Kesabaran yang tinggi dengan landasan  keimanan yang kokoh telah menjadikan Siti Hajar berada dalam derajat yang tinggi, khususnya di hadapan Allah SWT. Kesabaran sesungguhnya merupakan spesifikasi yang dimiliki manusia dan tidak digambarkan pada malaikat  yang selalu taat dan tak punya nafsu membangkang.

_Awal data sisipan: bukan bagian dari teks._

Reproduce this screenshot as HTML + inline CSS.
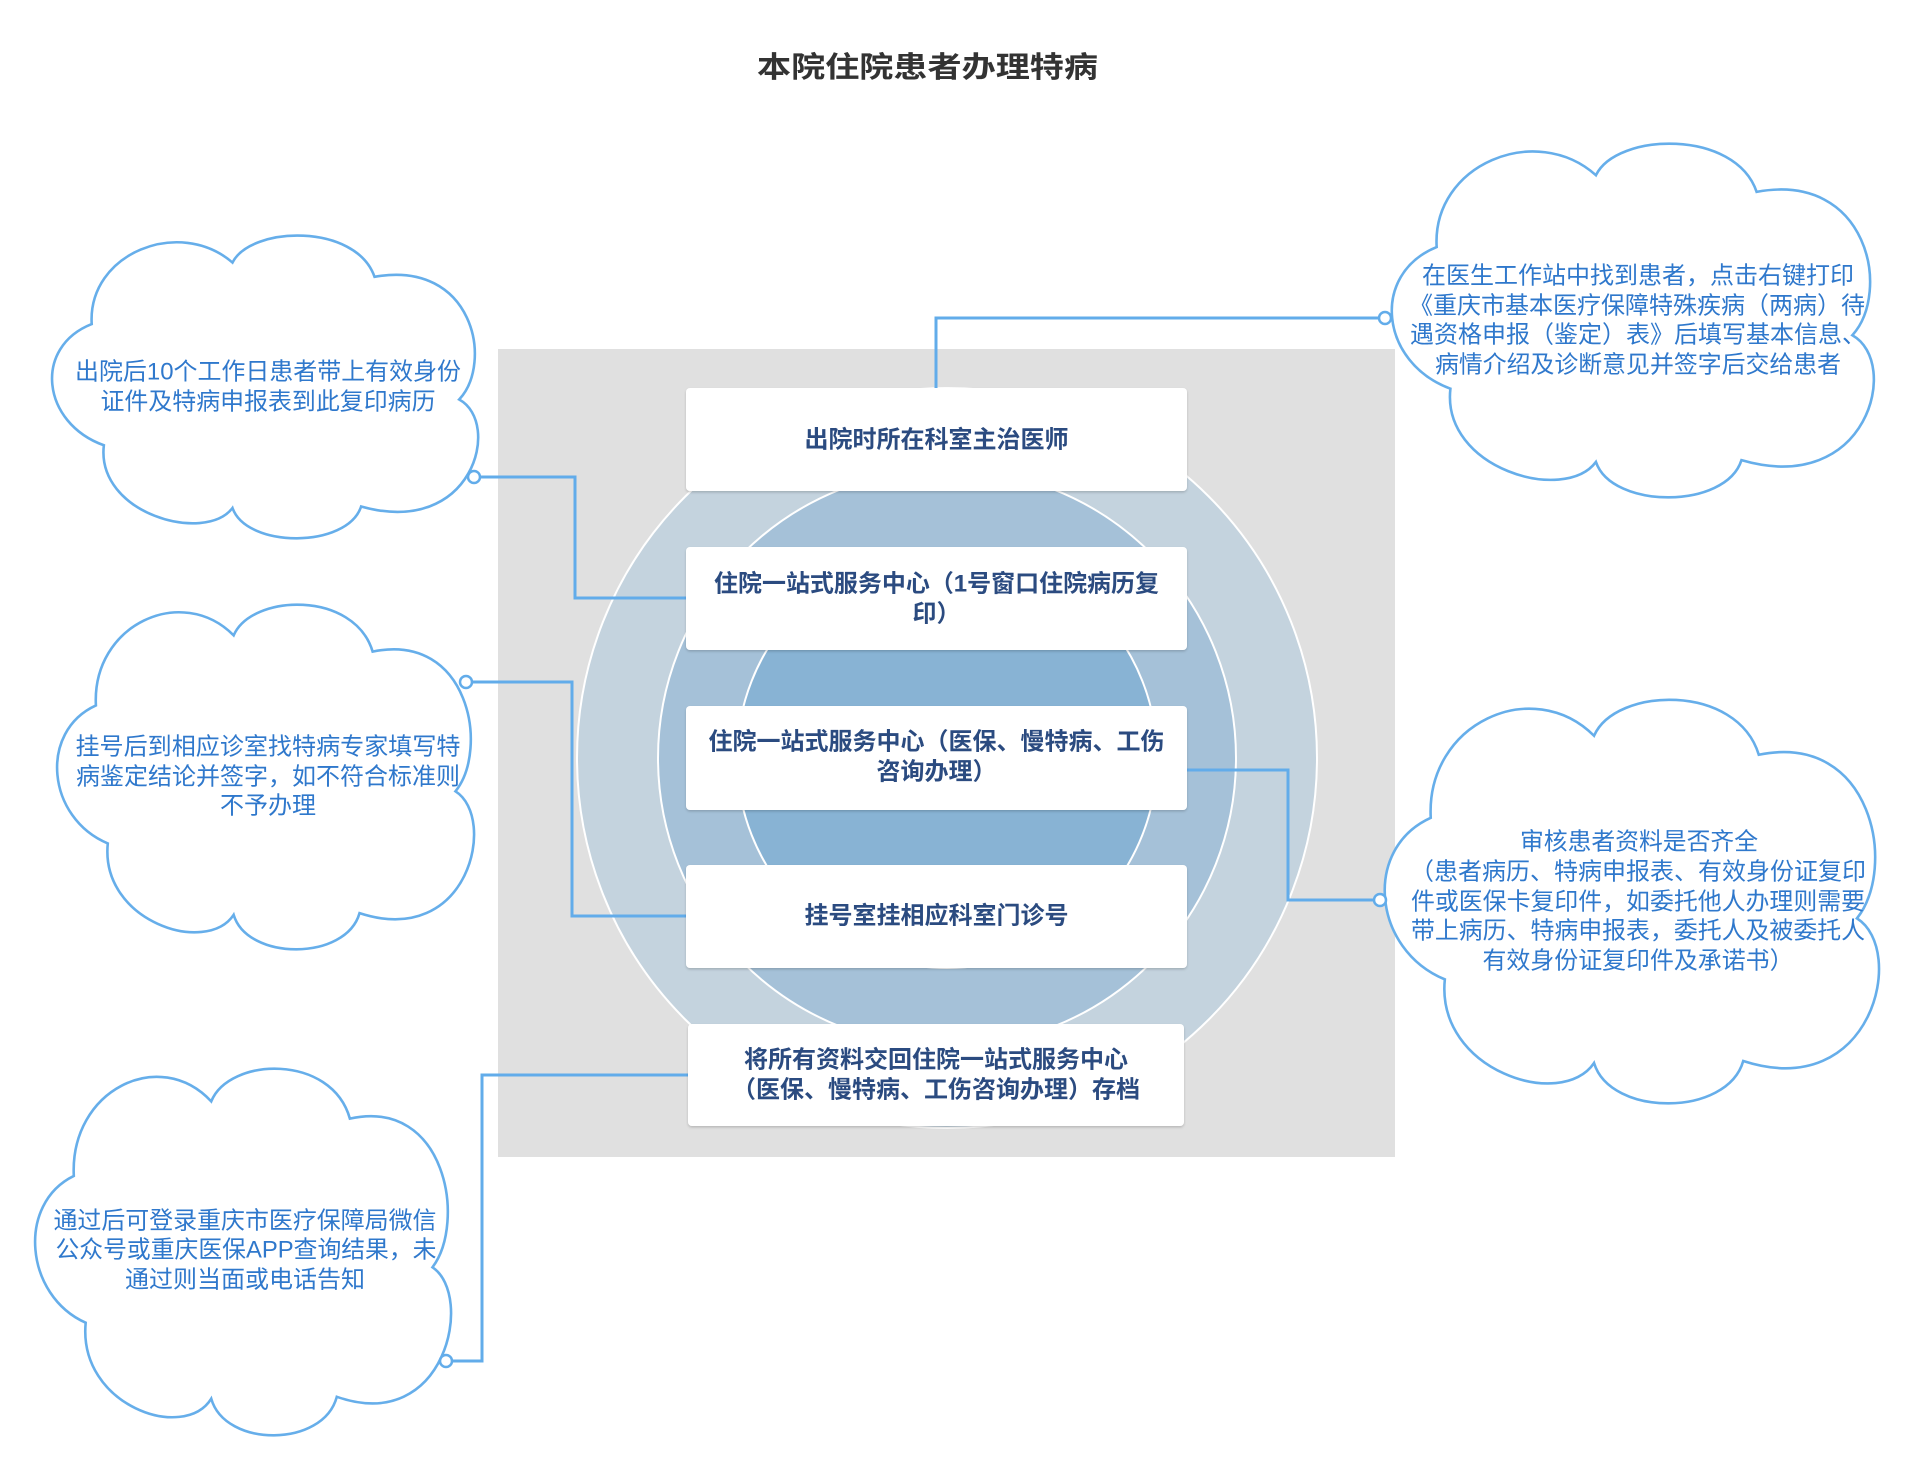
<!DOCTYPE html>
<html><head><meta charset="utf-8"><style>
html,body{margin:0;padding:0;background:#fff;}
body{width:1924px;height:1472px;overflow:hidden;}
svg text{font-family:"Liberation Sans","Noto Sans CJK SC","WenQuanYi Zen Hei",sans-serif;}
.ct{fill:#2f78cc;font-size:24px;text-anchor:middle;dominant-baseline:central;}
.bt{fill:#2b4b80;font-size:24px;font-weight:bold;text-anchor:middle;dominant-baseline:central;}
.cl{fill:#fff;stroke:#66aeea;stroke-width:2.6;}
.cn{fill:none;stroke:#62acea;stroke-width:3;}
.dot{fill:#fff;stroke:#62acea;stroke-width:2.5;}
</style></head><body>
<svg width="1924" height="1472" viewBox="0 0 1924 1472" xmlns="http://www.w3.org/2000/svg">
<defs>
<filter id="sh" x="-5%" y="-10%" width="110%" height="125%">
<feDropShadow dx="0" dy="1.5" stdDeviation="1.2" flood-color="#000" flood-opacity="0.18"/>
</filter>
</defs>

<!-- title -->
<text x="927.5" y="68" font-size="29" font-weight="bold" fill="#333" text-anchor="middle" dominant-baseline="central" textLength="341" lengthAdjust="spacingAndGlyphs">本院住院患者办理特病</text>

<!-- gray background -->
<rect x="498" y="349" width="897" height="808" fill="#e0e0e0"/>

<!-- rings -->
<circle cx="947" cy="758" r="370" fill="#c4d3de" stroke="#fff" stroke-width="2"/>
<circle cx="947" cy="758" r="289" fill="#a5c1d8" stroke="#fff" stroke-width="2"/>
<circle cx="947" cy="758" r="210" fill="#88b3d4" stroke="#fff" stroke-width="2"/>

<!-- connectors -->
<polyline class="cn" points="1379,318 936,318 936,388"/>
<polyline class="cn" points="480,477 575,477 575,598 686,598"/>
<polyline class="cn" points="472,682 572,682 572,916 686,916"/>
<polyline class="cn" points="452,1361 482,1361 482,1075 688,1075"/>
<polyline class="cn" points="1374,900 1288,900 1288,770 1187,770"/>

<!-- boxes -->
<g filter="url(#sh)" fill="#fff">
<rect x="686" y="388" width="501" height="103" rx="4"/>
<rect x="686" y="547" width="501" height="103" rx="4"/>
<rect x="686" y="706" width="501" height="104" rx="4"/>
<rect x="686" y="865" width="501" height="103" rx="4"/>
<rect x="688" y="1024" width="496" height="102" rx="4"/>
</g>
<text class="bt" x="936.5" y="440" textLength="264" lengthAdjust="spacingAndGlyphs">出院时所在科室主治医师</text>
<text class="bt" x="936.5" y="584" textLength="445" lengthAdjust="spacingAndGlyphs">住院一站式服务中心（1号窗口住院病历复</text>
<text class="bt" x="936.5" y="614" textLength="48" lengthAdjust="spacingAndGlyphs">印）</text>
<text class="bt" x="936.5" y="742" textLength="456" lengthAdjust="spacingAndGlyphs">住院一站式服务中心（医保、慢特病、工伤</text>
<text class="bt" x="936.5" y="772" textLength="120" lengthAdjust="spacingAndGlyphs">咨询办理）</text>
<text class="bt" x="936.5" y="916" textLength="264" lengthAdjust="spacingAndGlyphs">挂号室挂相应科室门诊号</text>
<text class="bt" x="936" y="1060" textLength="384" lengthAdjust="spacingAndGlyphs">将所有资料交回住院一站式服务中心</text>
<text class="bt" x="936" y="1090" textLength="408" lengthAdjust="spacingAndGlyphs">（医保、慢特病、工伤咨询办理）存档</text>

<!-- clouds -->
<g transform="translate(54,235) scale(419,303)"><path d="M 0.09 0.294 C 0.08 0.06 0.30 -0.06 0.426 0.091 C 0.47 -0.03 0.72 -0.04 0.765 0.138 C 1.0 0.08 1.05 0.42 0.967 0.543 C 1.07 0.62 1.0 1.0 0.733 0.896 C 0.70 1.035 0.46 1.035 0.426 0.901 C 0.36 1.02 0.10 0.92 0.119 0.694 C -0.03 0.62 -0.05 0.37 0.09 0.294 Z" class="cl" vector-effect="non-scaling-stroke"/></g>
<g transform="translate(59,604) scale(410,345)"><path d="M 0.09 0.294 C 0.08 0.06 0.30 -0.06 0.426 0.091 C 0.47 -0.03 0.72 -0.04 0.765 0.138 C 1.0 0.08 1.05 0.42 0.967 0.543 C 1.07 0.62 1.0 1.0 0.733 0.896 C 0.70 1.035 0.46 1.035 0.426 0.901 C 0.36 1.02 0.10 0.92 0.119 0.694 C -0.03 0.62 -0.05 0.37 0.09 0.294 Z" class="cl" vector-effect="non-scaling-stroke"/></g>
<g transform="translate(37,1068) scale(409,367)"><path d="M 0.09 0.294 C 0.08 0.06 0.30 -0.06 0.426 0.091 C 0.47 -0.03 0.72 -0.04 0.765 0.138 C 1.0 0.08 1.05 0.42 0.967 0.543 C 1.07 0.62 1.0 1.0 0.733 0.896 C 0.70 1.035 0.46 1.035 0.426 0.901 C 0.36 1.02 0.10 0.92 0.119 0.694 C -0.03 0.62 -0.05 0.37 0.09 0.294 Z" class="cl" vector-effect="non-scaling-stroke"/></g>
<g transform="translate(1394,143) scale(474,354)"><path d="M 0.09 0.294 C 0.08 0.06 0.30 -0.06 0.426 0.091 C 0.47 -0.03 0.72 -0.04 0.765 0.138 C 1.0 0.08 1.05 0.42 0.967 0.543 C 1.07 0.62 1.0 1.0 0.733 0.896 C 0.70 1.035 0.46 1.035 0.426 0.901 C 0.36 1.02 0.10 0.92 0.119 0.694 C -0.03 0.62 -0.05 0.37 0.09 0.294 Z" class="cl" vector-effect="non-scaling-stroke"/></g>
<g transform="translate(1387,699) scale(486,404)"><path d="M 0.09 0.294 C 0.08 0.06 0.30 -0.06 0.426 0.091 C 0.47 -0.03 0.72 -0.04 0.765 0.138 C 1.0 0.08 1.05 0.42 0.967 0.543 C 1.07 0.62 1.0 1.0 0.733 0.896 C 0.70 1.035 0.46 1.035 0.426 0.901 C 0.36 1.02 0.10 0.92 0.119 0.694 C -0.03 0.62 -0.05 0.37 0.09 0.294 Z" class="cl" vector-effect="non-scaling-stroke"/></g>

<!-- cloud texts -->
<text class="ct" x="268" y="372" textLength="386" lengthAdjust="spacingAndGlyphs">出院后10个工作日患者带上有效身份</text>
<text class="ct" x="268" y="402" textLength="335" lengthAdjust="spacingAndGlyphs">证件及特病申报表到此复印病历</text>

<text class="ct" x="268" y="747" textLength="385" lengthAdjust="spacingAndGlyphs">挂号后到相应诊室找特病专家填写特</text>
<text class="ct" x="268" y="777" textLength="384" lengthAdjust="spacingAndGlyphs">病鉴定结论并签字，如不符合标准则</text>
<text class="ct" x="268" y="806" textLength="96" lengthAdjust="spacingAndGlyphs">不予办理</text>

<text class="ct" x="245" y="1221" textLength="383" lengthAdjust="spacingAndGlyphs">通过后可登录重庆市医疗保障局微信</text>
<text class="ct" x="246" y="1250" textLength="381" lengthAdjust="spacingAndGlyphs">公众号或重庆医保APP查询结果，未</text>
<text class="ct" x="245" y="1280" textLength="240" lengthAdjust="spacingAndGlyphs">通过则当面或电话告知</text>

<text class="ct" x="1638" y="276" textLength="432" lengthAdjust="spacingAndGlyphs">在医生工作站中找到患者，点击右键打印</text>
<text class="ct" x="1637" y="306" textLength="456" lengthAdjust="spacingAndGlyphs">《重庆市基本医疗保障特殊疾病（两病）待</text>
<text class="ct" x="1638" y="335" textLength="456" lengthAdjust="spacingAndGlyphs">遇资格申报（鉴定）表》后填写基本信息、</text>
<text class="ct" x="1638" y="365" textLength="406" lengthAdjust="spacingAndGlyphs">病情介绍及诊断意见并签字后交给患者</text>

<text class="ct" x="1639" y="842" textLength="238" lengthAdjust="spacingAndGlyphs">审核患者资料是否齐全</text>
<text class="ct" x="1638" y="872" textLength="456" lengthAdjust="spacingAndGlyphs">（患者病历、特病申报表、有效身份证复印</text>
<text class="ct" x="1638" y="902" textLength="454" lengthAdjust="spacingAndGlyphs">件或医保卡复印件，如委托他人办理则需要</text>
<text class="ct" x="1638" y="931" textLength="454" lengthAdjust="spacingAndGlyphs">带上病历、特病申报表，委托人及被委托人</text>
<text class="ct" x="1638" y="961" textLength="311" lengthAdjust="spacingAndGlyphs">有效身份证复印件及承诺书）</text>

<!-- connector end dots -->
<circle class="dot" cx="474" cy="477" r="6"/>
<circle class="dot" cx="466" cy="682" r="6"/>
<circle class="dot" cx="446" cy="1361" r="6"/>
<circle class="dot" cx="1385" cy="318" r="6"/>
<circle class="dot" cx="1380" cy="900" r="6"/>
</svg>
</body></html>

Sifat sabar juga tidak dimiliki  binatang yang diliputi berbagai kekurangan dan didominasi nafsu.   
 
Dalam Alquran, kata sabar disinggung puluhan kali,  ditambah dengan keterangan tentang berbagai keutamaan dan derajat yang  diperoleh manusia yang sabar.  Bahkan kesabaran digambarkan juga sebagai sifat yang penuh hikmah dan dapat dijadikan sarana penolong dalam mengatasi berbagai kesulitan.


Parameter Kesabaran
 
Parameter kesabaran dapat dicermati dari sikap seseorang ketika awal terjadinya suatu musibah, masalah, atau cobaan lainnya.  Sebagaimana digambarkan dalam sabda Nabi Muhammad SAW: “Sabar itu hanya pada goncangan yang pertama.” (HR. Bukhari dan Muslim).  Sabda lain yang juga diriwayatkan Bukhari dan Muslim juga menyebutkan, “Tidaklah seseorang diberi karunia yang lebih baik dan lebih luas, selain dari kesabaran.”
 
Parameter kesabaran juga dapat dilihat jika seseorang yang dapat menenangkan anggota tubuh dan lidahnya ketika tertimpa musibah, masalah ataupun cobaan lainnya juga.  Ungkapan bijak menyebutkan, “Hai yang terguncang, engkau tidak bisa mengembalikan apa yang sudah lepas dari tangan. Namun, ringankanlah rasa kecewamu.”
 
Makna dari  peristiwa Siti Hajar  mudah-mudahan dapat mendorong kaum perempuan, lebih-lebih seorang istri,  agar tidak mudah goyah ketika menghadapi berbagai  tekanan hidup.Perubahan zaman dengan segala dinamikanya telah memunculkan problem kehidupan yang kompleks. Berbagai tekanan hidup, ekonomi misalnya,  dapat membutakan mata kaum perempuan  jika tidak disikapi dengan sabar, tawakkal sambil mencari jalan keluar.
 
Belakangan ini masyarakat  sering disuguhi berita-berita mengenaskan seputar kehidupan perempuan. Hanya karena himpitan ekonomi, seorang ibu nekat mengakhiri hidup bersama anak balitanya, atau tega membunuh darah dagingnya sendiri tanpa rasa belas kasihan.  Dalam kondisi tertekan yang berlebihan, kesabaran bisa lenyap dari kehidupan sehingga melahirkan tindakan nekat dan bodoh.